It is one thing to be able to speak well about your accomplishments, but do you know how to turn your career journey into an engaging narrative that will captivate an audience? Storytelling might seem like a skill unrelated to your career, but it can play a major role in negotiating, landing a new role, and plenty of other self-advocacy scenarios. Not to mention, a solid story can be a great tool for building your personal brand around the office.
Justin Sternberg, Hollywood TV writer and storytelling strategist, is an expert in not only crafting engaging stories, but in marketing them for opportunities. To help our community begin reframing their experiences for an audience (aka a stakeholder or colleague), Justin dropped by The Forem for a crash course in storytelling. Here are three key takeaways.
Stories transport people (to an especially generous place).
Odds are, most of us would much rather hear an engaging story instead of listening to someone list off the successes they accrued throughout their career. You might be thinking: If I tell them in chronological order…then what’s the difference? Chemicals.
When a story is well formulated (i.e., it keeps our attention and/or appeals to our senses), it triggers a phenomenon called “transportation” wherein our brain begins to simulate the emotions we hear. This results in high levels of oxytocin being released from the brain, which makes people more trustworthy, generous, and compassionate. In other words, if constructed correctly, a story can engage others to see from your point of view.

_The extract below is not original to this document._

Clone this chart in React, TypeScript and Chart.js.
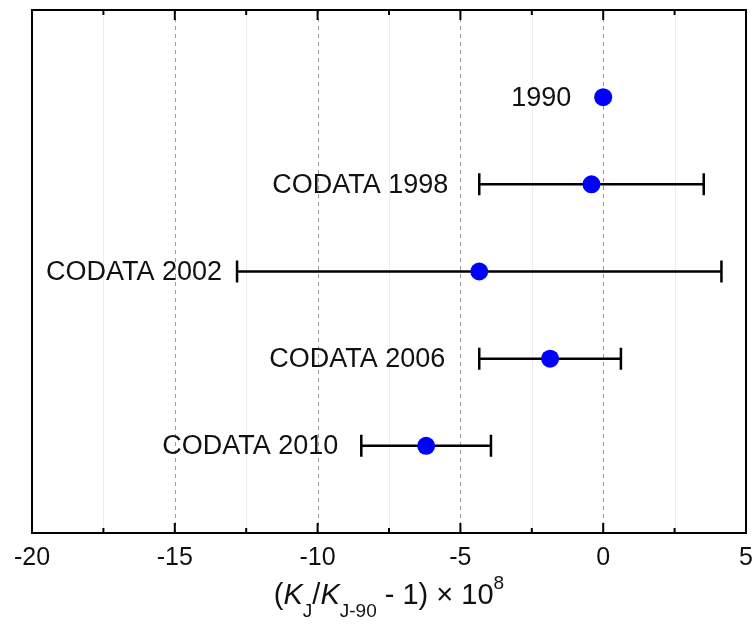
import React, { useEffect, useRef } from "react";
import { Chart, registerables } from "chart.js";

Chart.register(...registerables);

// ---- data ----
const seriesLabels: string[] = ["1990", "CODATA 1998", "CODATA 2002", "CODATA 2006", "CODATA 2010"];
const values: number[] = [0, -0.41, -4.34, -1.86, -6.2];
const uncertainties: number[] = [0, 3.93, 8.48, 2.48, 2.27];
const rows: number[] = [5, 4, 3, 2, 1];
const majorTicks: number[] = [-20, -15, -10, -5, 0, 5];

// ---- style (pixel gaps between label end and bar start) ----
const labelGaps = [32, 31, 15, 34, 23];
const FONT = "'Liberation Sans', Arial, Helvetica, sans-serif";

const customPlugin = {
  id: "customDraw",
  beforeDatasetsDraw(chart: any) {
    const { ctx, chartArea: a, scales } = chart;
    const x = scales.x;
    const y = scales.y;
    // grid lines
    x.ticks.forEach((t: any) => {
      const px = x.getPixelForValue(t.value);
      if (px <= a.left + 1 || px >= a.right - 1) return;
      const major = majorTicks.some((m) => Math.abs(m - t.value) < 1e-9);
      ctx.save();
      ctx.beginPath();
      if (major) {
        ctx.strokeStyle = "#9c9c9c";
        ctx.lineWidth = 1;
        ctx.setLineDash([4, 4]);
      } else {
        ctx.strokeStyle = "#ececec";
        ctx.lineWidth = 1;
      }
      ctx.moveTo(Math.round(px) + 0.5, a.top);
      ctx.lineTo(Math.round(px) + 0.5, a.bottom);
      ctx.stroke();
      ctx.restore();
    });
    // error bars
    ctx.save();
    ctx.strokeStyle = "#000";
    ctx.lineWidth = 2.5;
    values.forEach((v, i) => {
      const u = uncertainties[i];
      if (u <= 0) return;
      const py = y.getPixelForValue(rows[i]);
      const x1 = x.getPixelForValue(v - u);
      const x2 = x.getPixelForValue(v + u);
      ctx.beginPath();
      ctx.moveTo(x1, py);
      ctx.lineTo(x2, py);
      ctx.moveTo(x1, py - 11);
      ctx.lineTo(x1, py + 11);
      ctx.moveTo(x2, py - 11);
      ctx.lineTo(x2, py + 11);
      ctx.stroke();
    });
    ctx.restore();
    // labels
    ctx.save();
    ctx.fillStyle = "#111";
    ctx.font = `27px ${FONT}`;
    ctx.textAlign = "right";
    ctx.textBaseline = "middle";
    seriesLabels.forEach((lab, i) => {
      const py = y.getPixelForValue(rows[i]);
      const px = x.getPixelForValue(values[i] - uncertainties[i]);
      ctx.fillText(lab, px - labelGaps[i], py + 1);
    });
    ctx.restore();
  },
  afterDraw(chart: any) {
    const { ctx, chartArea: a, scales } = chart;
    const x = scales.x;
    ctx.save();
    // ticks (inward, top and bottom)
    ctx.strokeStyle = "#000";
    ctx.lineWidth = 2;
    x.ticks.forEach((t: any) => {
      const px = x.getPixelForValue(t.value);
      if (px <= a.left + 1 || px >= a.right - 1) return;
      const major = majorTicks.some((m) => Math.abs(m - t.value) < 1e-9);
      const len = major ? 10 : 5;
      ctx.beginPath();
      ctx.moveTo(px, a.bottom);
      ctx.lineTo(px, a.bottom - len);
      ctx.moveTo(px, a.top);
      ctx.lineTo(px, a.top + len);
      ctx.stroke();
    });
    // frame
    ctx.lineWidth = 2;
    ctx.strokeRect(a.left, a.top, a.right - a.left, a.bottom - a.top);
    // axis title
    const cx = (a.left + a.right) / 2;
    const base = 604;
    const mainF = `29px ${FONT}`;
    const mainI = `italic 29px ${FONT}`;
    const subF = `19px ${FONT}`;
    const parts: { t: string; f: string; dy: number }[] = [
      { t: "(", f: mainF, dy: 0 },
      { t: "K", f: mainI, dy: 0 },
      { t: "J", f: subF, dy: 13 },
      { t: "/", f: mainF, dy: 0 },
      { t: "K", f: mainI, dy: 0 },
      { t: "J-90", f: subF, dy: 13 },
      { t: " - 1) \u00d7 10", f: mainF, dy: 0 },
      { t: "8", f: subF, dy: -15 },
    ];
    let total = 0;
    const widths = parts.map((p) => {
      ctx.font = p.f;
      const w = ctx.measureText(p.t).width;
      total += w;
      return w;
    });
    let cur = cx - total / 2;
    ctx.fillStyle = "#111";
    ctx.textAlign = "left";
    ctx.textBaseline = "alphabetic";
    parts.forEach((p, i) => {
      ctx.font = p.f;
      ctx.fillText(p.t, cur, base + p.dy);
      cur += widths[i];
    });
    ctx.restore();
  },
};

export default function App() {
  const ref = useRef<HTMLCanvasElement | null>(null);
  useEffect(() => {
    if (!ref.current) return;
    const chart = new Chart(ref.current, {
      type: "scatter",
      data: {
        datasets: [
          {
            label: "K_J",
            data: values.map((v, i) => ({ x: v, y: rows[i] })),
            backgroundColor: "#0000ff",
            borderColor: "#0000ff",
            pointRadius: 9,
            pointHoverRadius: 9,
            borderWidth: 0,
          },
        ],
      },
      options: {
        animation: false,
        responsive: false,
        devicePixelRatio: 1,
        layout: { padding: { left: 32, right: 8, top: 10, bottom: 0 } },
        plugins: { legend: { display: false }, tooltip: { enabled: false }, title: { display: false } },
        scales: {
          x: {
            type: "linear",
            min: -20,
            max: 5,
            grid: { display: false, drawTicks: false },
            border: { display: false },
            ticks: {
              stepSize: 2.5,
              autoSkip: false,
              maxRotation: 0,
              padding: 10,
              color: "#111",
              font: { family: FONT, size: 25 },
              callback: (v: any) => (majorTicks.includes(Number(v)) ? String(v) : ""),
            },
            afterFit: (scale: any) => {
              scale.height = 101;
              scale.paddingLeft = 0;
              scale.paddingRight = 0;
            },
          },
          y: {
            type: "linear",
            min: 0,
            max: 6,
            display: false,
          },
        },
      },
      plugins: [customPlugin],
    });
    return () => chart.destroy();
  }, []);
  return (
    <div style={{ position: "fixed", left: 0, top: 0, width: 755, height: 634, background: "#fff" }}>
      <canvas ref={ref} width={755} height={634} style={{ width: 755, height: 634 }} />
    </div>
  );
}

Given that relationship building is at the core of nearly every career opportunity — whether through networking, stakeholder alignment, etc. — being able to organically evoke empathy in others is a skill worth honing.
2. Keep raising the stakes.
In Justin’s words, “not all interesting stories are engaging stories.” Meaning: just because you can string together your life’s events and gather an audience, you aren’t guaranteed an ROI.
Every good story has pivotal moments and “unknowns” that keep the listener tuned in. From Justin’s experience, amplifying these moments across a transformational timeline (i.e., this is who I was, and because of this moment and this struggle, this is who I am now), is pivotal to ensuring you keep listeners on board from beginning to end. Put plainly: don’t give away too much too soon.
This formulaic approach is the difference between simply relaying information about yourself and telling a story where you are the main character. If you aren’t sure if your story will pack a punch, first identify what you want that punch to be. Do you want your audience to be convinced you are adept at a certain skill? Do you want to motivate them to take a specific action?
Pinpoint your CTA first, then work backwards to determine what details you should and should not include to carry your narrative up to that point.
3. Speak your truth (don’t write it).
Though vocalizing your journey might be a little intimidating at first, doing so yields far more results than sending an email or elaborating on LinkedIn. Hearing a narrative elicits a powerful brain response (re: #1) compared to the minimal influence yielded from reading. Hence: crying at movies is much more common than tearing up over a novel.
It’ll take some trial and error to get your delivery down, but the more you feel comfortable speaking about your journey, the easier it will be to leverage for opportunities and to bolster your personal brand.
As a start, pick a defining moment in your life and brainstorm how that may have influenced your career successes up to this point. Connect with a trusted colleague and practice sharing that journey to gauge if and how your CTA resonates. Oftentimes new personal insights float to the surface when we talk things through, and you might be surprised by the feedback you receive!